A 3(c)-compliant Model
We know A corresponds directly to imaginable states in the physical world, so there is no changing A in any meaningful way. Further Ω and M are constructed on a philosophically sound basis, I believe. So let's reconsider the construction of S, our measurable events.
We, as sophisticated observers, can perceive both the difference between red and black, and the presence of two unique symbols "1" and "2". We are able to see that perception of the red slot occurrence is inseparable from perception of the "1" slot occurrence, so let's simplify S as S' = { ∅, { 1, red }, { 2, black }, { 1, 2, red, black } }. It can be verified that S is closed under union and complementation.
Rebuilding P yields:
P'(α) = {
0.0 if α = ∅,
0.5 if α = { 1, red },
0.5 if α = { 2, black },
1.0 if α = Ω
0.0 for all other α
}
Again, 2(a), 2(b), 2(c), 3(a), and 3(b) hold. Further, it should be clear that 3(c) now holds in this case for all α, β ∈ S', and so our revised model (A,Ω,M,S',P') is valid as a canonical probability model.
What is the Essence Here?
Comparing our non-canonical and canonical models, what is the difference? Well, essentially the canonical model requires uniqueness in the labeling of measurable events. In our initial model (A,Ω,Μ,S,P), the same fundamental, physical state is ultimately mapped to multiple l abels (elements) in S. In our revised model (A,Ω,Μ,S',P'), each unique (in a vague sense of the word) physical state is mapped to a single element in S.
In fact any set S'' of measurable events that contains one or more elements not unique to a particular subset of physical states will lead to a non-canonical probability model.
Proof:
Let (A'',Ω'',Μ'',S'',P'') be a model such that:
- 1, 2(a-c), and 3(a-b) hold from the canonical probability model.
- A'' is a set of imaginable physical states.
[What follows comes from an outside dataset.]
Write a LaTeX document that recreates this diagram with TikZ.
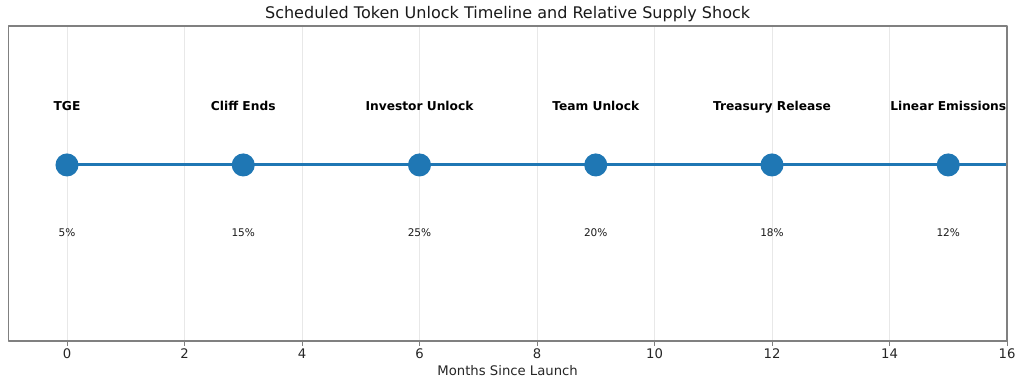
\documentclass[tikz,border=0pt]{standalone}
\usepackage{fontspec}
\setmainfont{DejaVu Sans}
\definecolor{tabblue}{HTML}{1F77B4}
\definecolor{gridgrey}{HTML}{E8E8E8}
\definecolor{framegrey}{HTML}{808080}
\tikzset{
  milestone/.style={circle,fill=tabblue,inner sep=0pt,minimum size=16.4pt},
  eventlabel/.style={anchor=base,inner sep=0pt,font=\fontsize{8.7}{9}\selectfont\bfseries},
  shocklabel/.style={anchor=base,inner sep=0pt,font=\fontsize{7.5}{8}\selectfont,text=black!90},
  ticklabel/.style={anchor=base,inner sep=0pt,font=\fontsize{9.4}{10}\selectfont,text=black!85}
}
\begin{document}
\begin{tikzpicture}[x=1.46875cm,y=0.025cm,line join=round]
	\useasboundingbox (-1.1404,-222) rectangle (16.2894,165);
	% grid
	\foreach \m in {0,2,...,16}
	\draw[gridgrey,line width=0.6pt] (\m,-176)--(\m,139);
	% timeline
	\coordinate (edge) at (16,0);
	\foreach \m/\name/\txt/\pct in {0/m0/TGE/5\%,3/m1/Cliff Ends/15\%,6/m2/Investor Unlock/25\%,9/m3/Team Unlock/20\%,12/m4/Treasury Release/18\%,15/m5/Linear Emissions/12\%}
	{
		\coordinate (\name) at (\m,0);
		\node[eventlabel] (\name-lbl) at (\m,54) {\txt};
		\node[shocklabel] (\name-pct) at (\m,-72) {\pct};
	}
	\draw[tabblue,line width=2.1pt] (m0)--(edge);
	\foreach \name in {m0,m1,m2,m3,m4,m5}
	\node[milestone] at (\name) {};
	% axes
	\draw[framegrey,line width=0.85pt] (-1,-176) rectangle (16,139);
	\foreach \m in {0,2,...,16}
	{
		\draw[framegrey,line width=0.6pt] (\m,-176)--(\m,-181);
		\node[ticklabel] (tick\m) at (\m,-194) {\m};
	}
	\node[ticklabel] (xlabel) at (7.5,-211) {Months Since Launch};
	\node[anchor=base,inner sep=0pt,font=\fontsize{11.4}{12}\selectfont,text=black!90] (title) at (7.5,146) {Scheduled Token Unlock Timeline and Relative Supply Shock};
\end{tikzpicture}
\end{document}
- M'' is a sampler function A'' → 2Ω such that for each ε1 ∈ Image(M''), there is a unique subset A1 ⊆ A'' such that M''(a∈A1)=ε and M''(b∉A1) ∩ ε = ∅.
- For a subset A2 ⊆ A'' there exists an ε2 ∈ Image(M'') such that M''(a∈A2)=ε2 and |ε2| ≥ 2.
- There exists some non-empty s1 ∈ S'' such that s1 ⊂ ε2 (strict subset), and P''(s1) > 0.
Because s1 is a strict subset of ω, there exists some non-empty s2 ⊂ ε2 - s1. Because s1 and s2 are subsets of ε2, M''(a∈A2)=ε2 always indicates both s1 and s2. Further, because s1 and s2 are only found when states of A2 are sampled, P''(s1) = P''(s2). Let γ = P''(s1). From above we have γ > 0.
Let's now assume 3(c) holds. Because s2 ⊂ ε2 - s1, we have s1 ∩ s2 = ∅. Thus by 3(c), P''(s1 ∪ s2) = P''(s1) + P''(s2) = 2γ. However s1 ∪ s2 ⊆ ε2, thus (s1 ∪ s2) is sampled by M'' whenever s1, s2 are, which implies P''(s1) = P''(s1 ∪ s2) or γ = 2γ. But γ > 0, thus we have a contradiction and 3(c) does not hold. Q.E.D.
By contrapositive, we have that 3(c) in the canonical model implies that each subset of A'' with a corresponding element in S'' has a unique such element in S''. In other words, S'' has unique labels for physical states.
We now have a explanation in a physical (or philosophical :)) context for requiring 3(c) in the first place -- it demands we (arbitrarily) choose a unique way of perceiving and labeling each class of physical outcomes!